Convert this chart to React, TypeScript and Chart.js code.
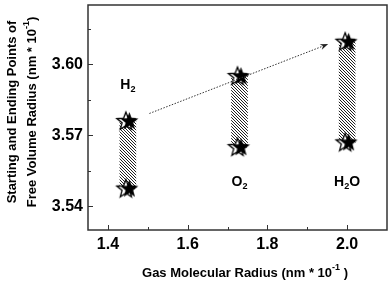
import React, { useEffect, useRef } from "react";
import { Chart, registerables } from "chart.js";

Chart.register(...registerables);

// ---- data ----
const gasNames = ["H2", "O2", "H2O"];
const molecularRadius = [1.45, 1.73, 2.0];
const startRadius = [3.5475, 3.565, 3.567];
const endRadius = [3.576, 3.595, 3.6095];
const labelX = [1.45, 1.73, 2.0];
const labelY = [3.5912, 3.5504, 3.5504];
const arrowFrom = [1.504, 3.5792];
const arrowTo = [1.9525, 3.6085];
const xTicks = [1.4, 1.6, 1.8, 2.0];
const xMinorTicks = [1.5, 1.7, 1.9];
const yTicks = [3.54, 3.57, 3.6];
const yMinorTicks = [3.555, 3.585, 3.615];

const FONT = "'Liberation Sans', Arial, sans-serif";

function starPath(ctx: CanvasRenderingContext2D, cx: number, cy: number, ro: number, ri: number) {
  ctx.beginPath();
  for (let i = 0; i < 10; i++) {
    const r = i % 2 === 0 ? ro : ri;
    const a = -Math.PI / 2 + (i * Math.PI) / 5;
    const x = cx + r * Math.cos(a);
    const y = cy + r * Math.sin(a);
    if (i === 0) ctx.moveTo(x, y);
    else ctx.lineTo(x, y);
  }
  ctx.closePath();
}

function makeStarImage() {
  const c = document.createElement("canvas");
  c.width = 28;
  c.height = 22;
  const ctx = c.getContext("2d")!;
  starPath(ctx, 12, 11.5, 9.5, 4);
  ctx.fillStyle = "#fff";
  ctx.fill();
  ctx.lineWidth = 1.3;
  ctx.strokeStyle = "#000";
  ctx.stroke();
  starPath(ctx, 15.5, 11.5, 9.5, 4);
  ctx.fillStyle = "#000";
  ctx.fill();
  return c;
}

function makeHatch(ctx: CanvasRenderingContext2D) {
  const t = document.createElement("canvas");
  t.width = 3;
  t.height = 3;
  const tc = t.getContext("2d")!;
  tc.fillStyle = "#fff";
  tc.fillRect(0, 0, 3, 3);
  tc.fillStyle = "#222";
  for (let i = 0; i < 3; i++) tc.fillRect(i, i, 1, 1);
  return ctx.createPattern(t, "repeat")!;
}

function drawRich(
  ctx: CanvasRenderingContext2D,
  parts: { t: string; size: number; dy: number }[],
  x: number,
  y: number,
  align: "center" | "left"
) {
  let total = 0;
  for (const p of parts) {
    ctx.font = `bold ${p.size}px ${FONT}`;
    total += ctx.measureText(p.t).width;
  }
  let cx = align === "center" ? x - total / 2 : x;
  ctx.textAlign = "left";
  ctx.textBaseline = "middle";
  for (const p of parts) {
    ctx.font = `bold ${p.size}px ${FONT}`;
    ctx.fillText(p.t, cx, y + p.dy);
    cx += ctx.measureText(p.t).width;
  }
}

function chemParts(name: string, size: number) {
  const parts: { t: string; size: number; dy: number }[] = [];
  for (const ch of name) {
    if (/[0-9]/.test(ch)) parts.push({ t: ch, size: size * 0.65, dy: size * 0.35 });
    else parts.push({ t: ch, size, dy: 0 });
  }
  return parts;
}

const decorPlugin = {
  id: "decor",
  afterDatasetsDraw(chart: any) {
    const ctx: CanvasRenderingContext2D = chart.ctx;
    const xs = chart.scales.x;
    const ys = chart.scales.y;
    ctx.save();
    const x1 = xs.getPixelForValue(arrowFrom[0]);
    const y1 = ys.getPixelForValue(arrowFrom[1]);
    const x2 = xs.getPixelForValue(arrowTo[0]);
    const y2 = ys.getPixelForValue(arrowTo[1]);
    const ang = Math.atan2(y2 - y1, x2 - x1);
    const hl = 8;
    ctx.strokeStyle = "#333";
    ctx.lineWidth = 1;
    ctx.setLineDash([1.5, 1.5]);
    ctx.beginPath();
    ctx.moveTo(x1, y1);
    ctx.lineTo(x2 - hl * 0.8 * Math.cos(ang), y2 - hl * 0.8 * Math.sin(ang));
    ctx.stroke();
    ctx.setLineDash([]);
    ctx.fillStyle = "#222";
    ctx.beginPath();
    ctx.moveTo(x2, y2);
    ctx.lineTo(x2 - hl * Math.cos(ang) + 3 * Math.sin(ang), y2 - hl * Math.sin(ang) - 3 * Math.cos(ang));
    ctx.lineTo(x2 - hl * 0.7 * Math.cos(ang), y2 - hl * 0.7 * Math.sin(ang));
    ctx.lineTo(x2 - hl * Math.cos(ang) - 3 * Math.sin(ang), y2 - hl * Math.sin(ang) + 3 * Math.cos(ang));
    ctx.closePath();
    ctx.fill();
    ctx.fillStyle = "#000";
    gasNames.forEach((n, i) => {
      drawRich(ctx, chemParts(n, 14), xs.getPixelForValue(labelX[i]), ys.getPixelForValue(labelY[i]), "center");
    });
    ctx.restore();
  },
  afterDraw(chart: any) {
    const ctx: CanvasRenderingContext2D = chart.ctx;
    const a = chart.chartArea;
    const xs = chart.scales.x;
    const ys = chart.scales.y;
    ctx.save();
    ctx.strokeStyle = "#333";
    ctx.lineWidth = 1.5;
    ctx.strokeRect(a.left, a.top, a.right - a.left, a.bottom - a.top);
    ctx.lineWidth = 1;
    ctx.beginPath();
    xTicks.forEach((v) => {
      const p = Math.round(xs.getPixelForValue(v)) + 0.5;
      ctx.moveTo(p, a.bottom);
      ctx.lineTo(p, a.bottom - 5);
    });
    xMinorTicks.forEach((v) => {
      const p = Math.round(xs.getPixelForValue(v)) + 0.5;
      ctx.moveTo(p, a.bottom);
      ctx.lineTo(p, a.bottom - 3);
    });
    yTicks.forEach((v) => {
      const p = Math.round(ys.getPixelForValue(v)) + 0.5;
      ctx.moveTo(a.left, p);
      ctx.lineTo(a.left + 5, p);
    });
    yMinorTicks.forEach((v) => {
      const p = Math.round(ys.getPixelForValue(v)) + 0.5;
      ctx.moveTo(a.left, p);
      ctx.lineTo(a.left + 3, p);
    });
    ctx.stroke();
    ctx.fillStyle = "#000";
    drawRich(
      ctx,
      [
        { t: "Gas Molecular Radius (nm * 10", size: 13, dy: 0 },
        { t: "-1", size: 9, dy: -5 },
        { t: " )", size: 13, dy: 0 },
      ],
      245,
      273,
      "center"
    );
    ctx.translate(12, 112);
    ctx.rotate(-Math.PI / 2);
    drawRich(ctx, [{ t: "Starting and Ending Points of", size: 13, dy: 0 }], 0, 0, "center");
    ctx.translate(0, 20);
    drawRich(
      ctx,
      [
        { t: "Free Volume Radius (nm * 10", size: 13, dy: 0 },
        { t: "-1", size: 9, dy: -5 },
        { t: ")", size: 13, dy: 0 },
      ],
      0,
      0,
      "center"
    );
    ctx.restore();
  },
};

export default function App() {
  const ref = useRef<HTMLCanvasElement | null>(null);
  useEffect(() => {
    document.body.style.margin = "0";
    const canvas = ref.current!;
    const ctx = canvas.getContext("2d")!;
    const star = makeStarImage();
    const hatch = makeHatch(ctx);
    const pts = molecularRadius.flatMap((x, i) => [
      { x, y: startRadius[i] },
      { x, y: endRadius[i] },
    ]);
    const chart = new Chart(canvas, {
      type: "scatter",
      data: {
        datasets: [
          {
            type: "scatter",
            data: pts,
            pointStyle: star as any,
            order: 0,
          } as any,
          {
            type: "bar",
            data: molecularRadius.map((x, i) => ({ x, y: [startRadius[i], endRadius[i]] })),
            backgroundColor: hatch,
            borderWidth: 0,
            barThickness: 16,
            order: 1,
          } as any,
        ],
      },
      options: {
        animation: false,
        responsive: false,
        devicePixelRatio: 1,
        layout: { padding: { top: 2, right: 3, left: 0, bottom: 0 } },
        plugins: { legend: { display: false }, tooltip: { enabled: false } },
        scales: {
          x: {
            type: "linear",
            min: 1.35,
            max: 2.1,
            offset: false,
            grid: { display: false, drawTicks: false, offset: false },
            border: { display: false },
            afterBuildTicks: (s: any) => {
              s.ticks = xTicks.map((v) => ({ value: v }));
            },
            afterFit: (s: any) => {
              s.height = 52;
              s.paddingLeft = 0;
              s.paddingRight = 0;
            },
            ticks: {
              padding: 5,
              color: "#000",
              font: { family: FONT, size: 16, weight: "bold" },
              callback: (v: any) => Number(v).toFixed(1),
              maxRotation: 0,
            },
          },
          y: {
            type: "linear",
            min: 3.53,
            max: 3.625,
            grid: { display: false, drawTicks: false },
            border: { display: false },
            afterBuildTicks: (s: any) => {
              s.ticks = yTicks.map((v) => ({ value: v }));
            },
            afterFit: (s: any) => {
              s.width = 88;
              s.paddingTop = 0;
              s.paddingBottom = 0;
            },
            ticks: {
              padding: 5,
              color: "#000",
              font: { family: FONT, size: 16, weight: "bold" },
              callback: (v: any) => Number(v).toFixed(2),
            },
          },
        },
      },
      plugins: [decorPlugin],
    });
    return () => chart.destroy();
  }, []);
  return (
    <div style={{ width: 392, height: 282 }}>
      <canvas ref={ref} width={392} height={282} style={{ display: "block" }} />
    </div>
  );
}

● ● ● ●

_STATED GOAL_.
Every line that holds the string "React" should be returned.

_PROBLEM SOLUTION_.
Convert this chart to React, TypeScript and Chart.js code.
import React, { useEffect, useRef } from "react";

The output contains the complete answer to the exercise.